Kore has ~140 tokens and 142 opcodes. Programs are sequences of stack operations — push values, apply functions, compose by concatenation. There's a proof checker that statically verifies stack effects and a capability system that gates side effects.
How I got here: I wanted to explore whether a compiler could serve as the reward function for training an LLM to write code. Most code-gen benchmarks use test suites or human eval. But if the compiler can verify correctness before execution — accept or reject in microseconds — you don't need a test harness at all.
That meant I needed two things: a language small enough for an LLM to learn the full vocabulary, and a security model that makes generated programs safe by construction.
The security model (P4: capabilities attenuate): Every side effect in Kore is gated by a capability — io for print/rand, fs for file access, exec for shell commands. The compiler auto-detects what a program needs and tags the binary. At runtime, you grant permissions explicitly (--allow io) or it won't run. When you spawn a sandboxed child, it gets parent_caps & requested_caps — it can never escalate. Pure programs (no capabilities) are deterministic and run on any backend.

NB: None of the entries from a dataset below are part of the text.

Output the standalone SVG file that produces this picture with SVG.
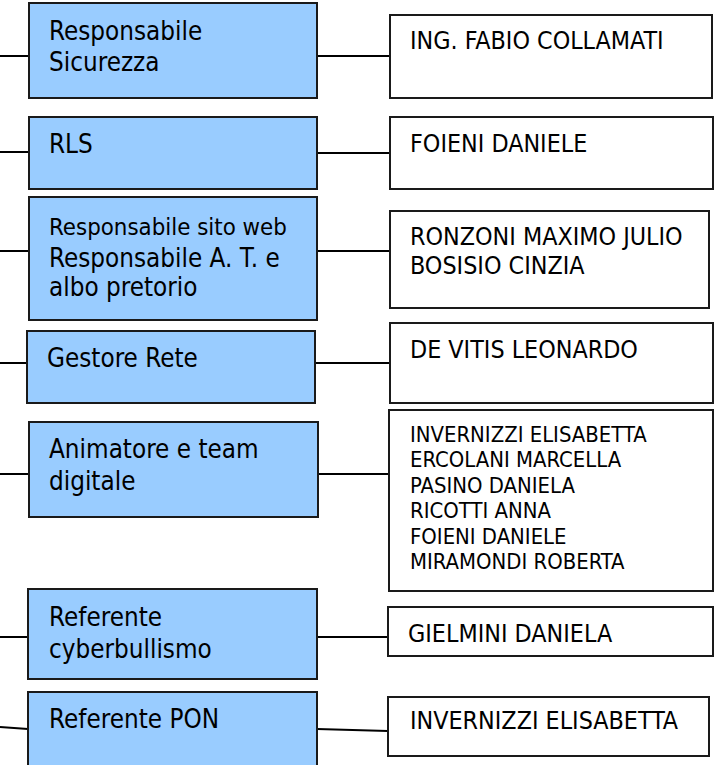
<svg xmlns="http://www.w3.org/2000/svg" width="716" height="765" viewBox="0 0 716 765">
<style>
.role{fill:#99ccff;stroke:#1a1a1a;stroke-width:2}
.name{fill:#ffffff;stroke:#1a1a1a;stroke-width:2}
.t{font-family:"DejaVu Sans Condensed","DejaVu Sans",sans-serif;font-stretch:condensed;font-size:25.8px;fill:#000}
.s{font-size:23.8px}
.n{font-family:"DejaVu Sans Condensed","DejaVu Sans",sans-serif;font-stretch:condensed;font-size:24.8px;fill:#000}
.l{font-size:21.9px}
.c{stroke:#000;stroke-width:2;fill:none}
</style>
<rect width="716" height="765" fill="#fff"/>
<g id="connectors">
<line class="c" x1="0" y1="56" x2="29" y2="56"/><line class="c" x1="317" y1="56" x2="390" y2="56"/>
<line class="c" x1="0" y1="152" x2="29" y2="152"/><line class="c" x1="317" y1="153" x2="390" y2="153"/>
<line class="c" x1="0" y1="251" x2="29" y2="251"/><line class="c" x1="317" y1="251" x2="390" y2="251"/>
<line class="c" x1="0" y1="363" x2="27" y2="363"/><line class="c" x1="315" y1="363" x2="390" y2="363"/>
<line class="c" x1="0" y1="474" x2="29" y2="474"/><line class="c" x1="318" y1="474" x2="389" y2="474"/>
<line class="c" x1="0" y1="637" x2="28" y2="637"/><line class="c" x1="317" y1="637" x2="388" y2="637"/>
<line class="c" x1="0" y1="727" x2="28" y2="729"/><line class="c" x1="317" y1="729" x2="388" y2="731"/>
</g>
<g id="role1"><rect class="role" x="29" y="3" width="288" height="95"/><text class="t" x="49" y="40">Responsabile</text><text class="t" x="49" y="71">Sicurezza</text></g>
<g id="role2"><rect class="role" x="29" y="117" width="288" height="72"/><text class="t" x="49" y="153">RLS</text></g>
<g id="role3"><rect class="role" x="29" y="197" width="288" height="123"/><text class="t s" x="49" y="235">Responsabile sito web</text><text class="t" x="49" y="267">Responsabile A. T. e</text><text class="t" x="49" y="296">albo pretorio</text></g>
<g id="role4"><rect class="role" x="27" y="331" width="288" height="72"/><text class="t" x="47" y="367">Gestore Rete</text></g>
<g id="role5"><rect class="role" x="29" y="422" width="289" height="95"/><text class="t" x="49" y="458">Animatore e team</text><text class="t" x="49" y="490">digitale</text></g>
<g id="role6"><rect class="role" x="28" y="589" width="289" height="90"/><text class="t" x="49" y="626">Referente</text><text class="t" x="49" y="658">cyberbullismo</text></g>
<g id="role7"><rect class="role" x="28" y="692" width="289" height="90"/><text class="t" x="49" y="728">Referente PON</text></g>
<g id="name1"><rect class="name" x="390" y="15" width="322" height="83"/><text class="n" x="410" y="49">ING. FABIO COLLAMATI</text></g>
<g id="name2"><rect class="name" x="390" y="117" width="323" height="72"/><text class="n" x="410" y="152">FOIENI DANIELE</text></g>
<g id="name3"><rect class="name" x="390" y="211" width="319" height="97"/><text class="n" x="410" y="245">RONZONI MAXIMO JULIO</text><text class="n" x="410" y="274">BOSISIO CINZIA</text></g>
<g id="name4"><rect class="name" x="390" y="323" width="323" height="80"/><text class="n" x="410" y="358">DE VITIS LEONARDO</text></g>
<g id="name5"><rect class="name" x="389" y="410" width="324" height="181"/><text class="n l" x="410" y="442">INVERNIZZI ELISABETTA</text><text class="n l" x="410" y="467">ERCOLANI MARCELLA</text><text class="n l" x="410" y="493">PASINO DANIELA</text><text class="n l" x="410" y="518">RICOTTI ANNA</text><text class="n l" x="410" y="544">FOIENI DANIELE</text><text class="n l" x="410" y="569">MIRAMONDI ROBERTA</text></g>
<g id="name6"><rect class="name" x="388" y="607" width="325" height="49"/><text class="n" x="408" y="642">GIELMINI DANIELA</text></g>
<g id="name7"><rect class="name" x="388" y="697" width="321" height="59"/><text class="n" x="410" y="729">INVERNIZZI ELISABETTA</text></g>
</svg>
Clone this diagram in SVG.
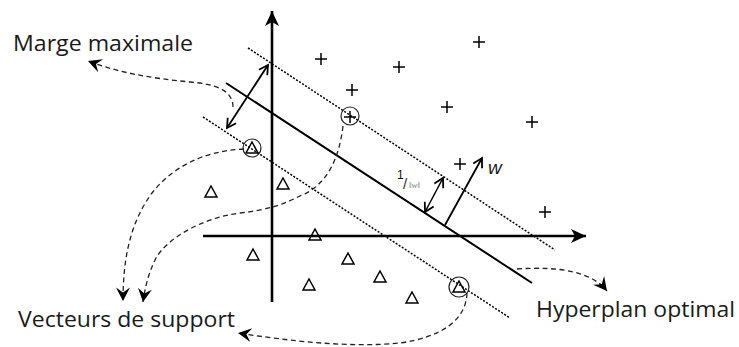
<svg xmlns="http://www.w3.org/2000/svg" width="739" height="347" viewBox="0 0 739 347">
<style>
.label{font-family:"Open Sans","Liberation Sans",sans-serif;font-size:21px;fill:#1a1a1a}
.axis{stroke:#000;stroke-width:2.6;fill:none}
.hyper{stroke:#000;stroke-width:2;fill:none}
.dot{stroke:#000;stroke-width:1.5;stroke-dasharray:2 1.6;fill:none}
.dash{stroke:#222;stroke-width:1.3;stroke-dasharray:5 3.5;fill:none}
.dbl{stroke:#000;stroke-width:1.8;fill:none}
.pt{stroke:#000;stroke-width:1.5;fill:none}
.ring{stroke:#222;stroke-width:1.2;fill:none}
</style>
<defs>
<marker id="axHead" markerUnits="userSpaceOnUse" viewBox="-16 -8 18 16" refX="0" refY="0" markerWidth="18" markerHeight="16" orient="auto">
<path d="M0,0 L-15,-7 L-11,0 L-15,7 Z" fill="#000"/>
</marker>
<marker id="openHead" markerUnits="userSpaceOnUse" viewBox="-12 -8 14 16" refX="0" refY="0" markerWidth="14" markerHeight="16" orient="auto-start-reverse">
<path d="M-9,-5 L0,0 L-9,5" fill="none" stroke="#000" stroke-width="1.8"/>
</marker>
<marker id="dHead" markerUnits="userSpaceOnUse" viewBox="-15 -8 17 16" refX="0" refY="0" markerWidth="17" markerHeight="16" orient="auto">
<path d="M0,0 L-13.5,-7 L-8.5,0 L-13.5,7 Z" fill="#000"/>
</marker>
<path id="plus" d="M-6,0 H6 M0,-6 V6" class="pt"/>
<path id="tri" d="M0,-6 L6,5 L-6,5 Z" class="pt"/>
</defs>

<g id="axes">
<line class="axis" x1="272" y1="302" x2="272" y2="11" marker-end="url(#axHead)"/>
<line class="axis" x1="203" y1="236" x2="586" y2="236" marker-end="url(#axHead)"/>
</g>

<g id="hyperplane">
<line class="hyper" x1="226" y1="83" x2="532" y2="283"/>
</g>
<g id="margin-lines">
<line class="dot" x1="248" y1="48" x2="555" y2="250"/>
<line class="dot" x1="203" y1="117" x2="510" y2="318"/>
</g>

<g id="vectors">
<line class="dbl" x1="268" y1="65" x2="227" y2="128" marker-start="url(#openHead)" marker-end="url(#openHead)"/>
<line class="dbl" x1="443" y1="178" x2="425" y2="212" marker-start="url(#openHead)" marker-end="url(#openHead)" style="stroke-width:1.5"/>
<line class="dbl" x1="445" y1="225" x2="482" y2="158" marker-end="url(#openHead)"/>
</g>

<g id="points-plus">
<use href="#plus" x="321" y="59"/>
<use href="#plus" x="352" y="90"/>
<use href="#plus" x="399" y="67"/>
<use href="#plus" x="479" y="42"/>
<use href="#plus" x="447" y="107"/>
<use href="#plus" x="532" y="122"/>
<use href="#plus" x="460" y="164"/>
<use href="#plus" x="545" y="212"/>
<use href="#plus" x="350" y="117"/>
<circle class="ring" cx="350" cy="116" r="9"/>
</g>

<g id="points-triangle">
<use href="#tri" x="211" y="192"/>
<use href="#tri" x="283" y="184"/>
<use href="#tri" x="315" y="235"/>
<use href="#tri" x="253" y="255"/>
<use href="#tri" x="348" y="259"/>
<use href="#tri" x="309" y="285"/>
<use href="#tri" x="380" y="277"/>
<use href="#tri" x="412" y="298"/>
<use href="#tri" x="252" y="148"/>
<circle class="ring" cx="252" cy="148" r="9"/>
<use href="#tri" x="459" y="287"/>
<circle class="ring" cx="459" cy="287" r="10"/>
</g>

<g id="connectors">
<path class="dash" d="M233,107 C233,90 215,84 190,82 C150,78 120,73 88,61" marker-end="url(#dHead)"/>
<path class="dash" d="M244,149 C200,151 170,170 152,193 C129,224 123,262 123,301" marker-end="url(#dHead)"/>
<path class="dash" d="M343,126 C339,160 326,186 300,196 C284,204 268,210 240,213 C200,218 166,240 156,258 C148,274 145,288 143,302" marker-end="url(#dHead)"/>
<path class="dash" d="M467,293 C466,320 442,337 400,343 C350,348 290,341 238,333" marker-end="url(#dHead)"/>
<path class="dash" d="M517,269 C560,266 592,272 607,291" marker-end="url(#dHead)"/>
</g>

<g id="labels">
<text class="label" x="13" y="51" textLength="180" lengthAdjust="spacingAndGlyphs">Marge maximale</text>
<text class="label" x="18" y="327" textLength="217" lengthAdjust="spacingAndGlyphs">Vecteurs de support</text>
<text class="label" x="536" y="317" textLength="199" lengthAdjust="spacingAndGlyphs">Hyperplan optimal</text>
<text x="488" y="174" style="font-family:'Liberation Sans',sans-serif;font-size:19px;font-style:italic;fill:#1a1a1a">w</text>
<text x="397" y="179" style="font-family:'Liberation Sans',sans-serif;font-size:12px;fill:#111">1</text>
<text x="403" y="189" style="font-family:'Liberation Sans',sans-serif;font-size:15px;fill:#333">/</text>
<text x="409" y="188" style="font-family:'Liberation Serif',serif;font-size:9px;fill:#777">‖<tspan font-style="italic">w</tspan>‖</text>
</g>
</svg>
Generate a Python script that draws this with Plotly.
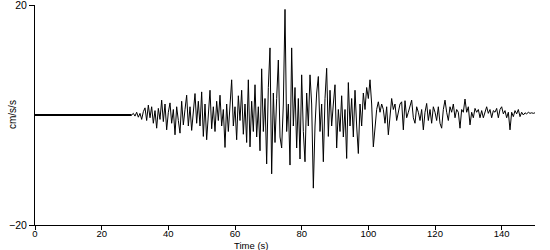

This matters because an AI agent writing Kore tools gets compile-time proof that the tool can't touch the filesystem or exec shell commands. Not sandboxing — the proof checker rejects it statically.
I fine-tuned DeepSeek-R1-14B (QLoRA, Unsloth) on 478 curriculum tasks, it worked pretty well. Will probably try a MCTS+RL experiment to see if it can learn to write programs to solve games and optimization problems. The ultimate goal would be having it write its own compiler and self-host.